As for the organizational team it will be of great help if you also map the value chain within your organization. This map addresses all the functions that are involved in product or service life cycle, from both the customer view point as well an internal view point. After all customer doesn’t see or experience all the pieces of the jigsaw that brings value to them. Use Lean principles to guide the Agile practices you are adopting and refine these based on your and the teams experience. After all much like a car engine that has to be tuned to match the organizational & team culture, with culture change being on a relatively slow time scale. Which means be patient with the teams and don’t rush to refine before you have some real evidence from the Teams in what is working and what isn’t. Most of all be pragmatic in your approach for nurturing Agile practices, and take great care not to read into the tea leaves of statistics of How well Teams (organizational level) are doing? based on a voting turn out in internal surveys that are lower then the turn out at a U.S election. I have witnessed this too, from those who have a vested interest in calling out the success of the fruits of their labor of rolling out Agile practices. Sure is difficult to be independent even in a Scrum and an Agile environment!.

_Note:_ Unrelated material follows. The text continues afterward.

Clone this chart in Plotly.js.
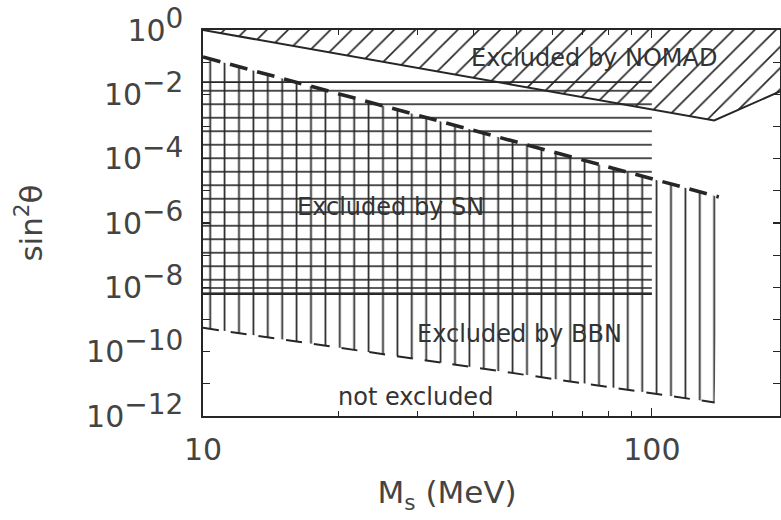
<!DOCTYPE html>
<html><head><meta charset="utf-8">
<script src="https://cdn.plot.ly/plotly-3.0.1.min.js"></script>
<style>html,body{margin:0;padding:0;background:#fff}#chart{width:781px;height:520px}</style>
</head><body><div id="chart"></div>
<script>
// Region boundaries (M_s in MeV, sin^2 theta)
const nomadLowerM = [10, 137.7, 193];
const nomadLowerS = [1, 1.55e-3, 1.23e-2];
const snUpperM = [10, 141];
const snUpperS = [1.45e-1, 6.46e-6];
const bbnLowerM = [10, 138];
const bbnLowerS = [5.5e-10, 2.63e-12];
const snBoxM = [10, 100];
const snBoxBottom = 6.17e-9;
const snBoxBottomInner = 9.5e-9;
const snBoxTop = 2.4e-2;
const xMax = 193;
const xTickVals = [10, 100];
const xTickText = ['10', '100'];
const xMinorVals = [20, 30, 40, 50, 60, 70, 80, 90];
const yMajorExponents = [0, -2, -4, -6, -8, -10, -12];
const yMinorExponents = [-1, -3, -5, -7, -9, -11];

const yTickVals = yMajorExponents.map(e => Math.pow(10, e));
const yTickText = yMajorExponents.map(e =>
  '10<sup><span style="font-size:28px">' + (e === 0 ? '0' : '\u2212' + (-e)) + '</span></sup>');
const yMinorVals = yMinorExponents.map(e => Math.pow(10, e));

const ink = '#262626';
const noLine = {width: 0, color: 'rgba(0,0,0,0)'};

const traces = [
  // BBN excluded: vertical hatching between SN upper line and BBN lower line
  {
    x: snUpperM.concat(bbnLowerM.slice().reverse()),
    y: snUpperS.concat(bbnLowerS.slice().reverse()),
    mode: 'lines', fill: 'toself', line: noLine, fillcolor: 'rgba(0,0,0,0)',
    fillpattern: {shape: '|', size: 14.4, solidity: 0.12, fgcolor: ink, bgcolor: 'rgba(0,0,0,0)'},
    hoverinfo: 'skip'
  },
  // SN excluded: horizontal hatching
  {
    x: [snBoxM[0], snBoxM[1], snBoxM[1], snBoxM[0]],
    y: [snBoxBottom, snBoxBottom, snBoxTop, snBoxTop],
    mode: 'lines', fill: 'toself', line: noLine, fillcolor: 'rgba(0,0,0,0)',
    fillpattern: {shape: '-', size: 13.5, solidity: 0.12, fgcolor: ink, bgcolor: 'rgba(0,0,0,0)'},
    hoverinfo: 'skip'
  },
  // NOMAD excluded: diagonal hatching
  {
    x: nomadLowerM.concat([xMax, nomadLowerM[0]]),
    y: nomadLowerS.concat([1, 1]),
    mode: 'lines', fill: 'toself', line: noLine, fillcolor: 'rgba(0,0,0,0)',
    fillpattern: {shape: '/', size: 15, solidity: 0.11, fgcolor: ink, bgcolor: 'rgba(0,0,0,0)'},
    hoverinfo: 'skip'
  },
  // boundaries
  {x: nomadLowerM, y: nomadLowerS, mode: 'lines', line: {color: ink, width: 2}, hoverinfo: 'skip'},
  {x: snUpperM, y: snUpperS, mode: 'lines', line: {color: ink, width: 3.6, dash: '18px,10px'}, hoverinfo: 'skip'},
  {x: bbnLowerM, y: bbnLowerS, mode: 'lines', line: {color: ink, width: 2, dash: '16px,12px'}, hoverinfo: 'skip'},
  {x: snBoxM, y: [snBoxBottom, snBoxBottom], mode: 'lines', line: {color: ink, width: 1.7}, hoverinfo: 'skip'},
  {x: snBoxM, y: [snBoxBottomInner, snBoxBottomInner], mode: 'lines', line: {color: ink, width: 1.5}, hoverinfo: 'skip'},
  {x: snBoxM, y: [snBoxTop, snBoxTop], mode: 'lines', line: {color: ink, width: 1.6}, hoverinfo: 'skip'}
];

const labelFont = {family: 'DejaVu Sans, sans-serif', size: 24, color: '#333'};

const layout = {
  width: 781, height: 520,
  margin: {l: 203, r: 1, t: 30, b: 104},
  paper_bgcolor: '#fff', plot_bgcolor: '#fff',
  showlegend: false,
  font: {family: 'DejaVu Sans, sans-serif', color: '#444'},
  xaxis: {
    type: 'log', range: [1, Math.log10(xMax)],
    tickmode: 'array', tickvals: xTickVals, ticktext: xTickText,
    ticks: 'inside', ticklen: 8, tickwidth: 1.2, tickcolor: ink,
    minor: {tickmode: 'array', tickvals: xMinorVals, ticks: 'inside', ticklen: 5, tickwidth: 1, tickcolor: ink},
    showline: true, mirror: 'ticks', linecolor: ink, linewidth: 1.6,
    showgrid: false, zeroline: false,
    tickfont: {size: 30, color: '#444'}, ticklabelstandoff: 6,
    title: {text: 'M<sub>s</sub>&nbsp;(MeV)&nbsp;&nbsp;&nbsp;&nbsp;&nbsp;&nbsp;&nbsp;&nbsp;&nbsp;', font: {size: 31, color: '#444'}, standoff: 16}
  },
  yaxis: {
    type: 'log', range: [-12, 0],
    tickmode: 'array', tickvals: yTickVals, ticktext: yTickText,
    ticks: 'inside', ticklen: 7, tickwidth: 1.2, tickcolor: ink,
    minor: {tickmode: 'array', tickvals: yMinorVals, ticks: 'inside', ticklen: 7, tickwidth: 1.2, tickcolor: ink},
    showline: true, mirror: 'ticks', linecolor: ink, linewidth: 1.6,
    showgrid: false, zeroline: false,
    tickfont: {size: 30, color: '#444'}, ticklabelstandoff: 12,
    title: {text: 'sin<sup>2</sup>\u03b8', font: {size: 31, color: '#444'}, standoff: 34}
  },
  annotations: [
    {text: 'Excluded by NOMAD', x: 1.871, y: -0.874, xref: 'x', yref: 'y', showarrow: false, font: labelFont},
    {text: 'Excluded by SN', x: 1.418, y: -5.51, xref: 'x', yref: 'y', showarrow: false, font: labelFont},
    {text: 'Excluded by BBN', x: 1.706, y: -9.45, xref: 'x', yref: 'y', showarrow: false, font: labelFont},
    {text: 'not excluded', x: 1.473, y: -11.42, xref: 'x', yref: 'y', showarrow: false, font: labelFont}
  ]
};

Plotly.newPlot('chart', traces, layout, {staticPlot: true, displayModeBar: false});
</script>
</body></html>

As for pragmatic, I mean use base principles such as Lean to support the decision making and tune the Agile practices in your software development or otherwise work environment. These principles are tried and tested in many situations, from Lean manufacturing, construction to Lean Health care – and as such not unique for software development. Many have expressed the Lean principles, and currently I am using the following mnemonic D.E.A.D B.S.E (hey, this has nothing to do with the mad cow disease, far from it. It sure is a guide to preventing the effects of this within software development teams 🙂):
- Dilver as fast as possible
- Eliminate Waste
- Amplify Learning
- Delay Decision making
- Build in Integrity
- See the Whole
- Empower the Team
as a reminder to help any team that has to make a decision on some issue that hasn’t been previously encountered and past experience and know how does not point to a clear choice amongst a selection of options. It allows the team to shape Scrum practices and frames a more constructive team discussion then does knowing and doing the Scrum practices alone.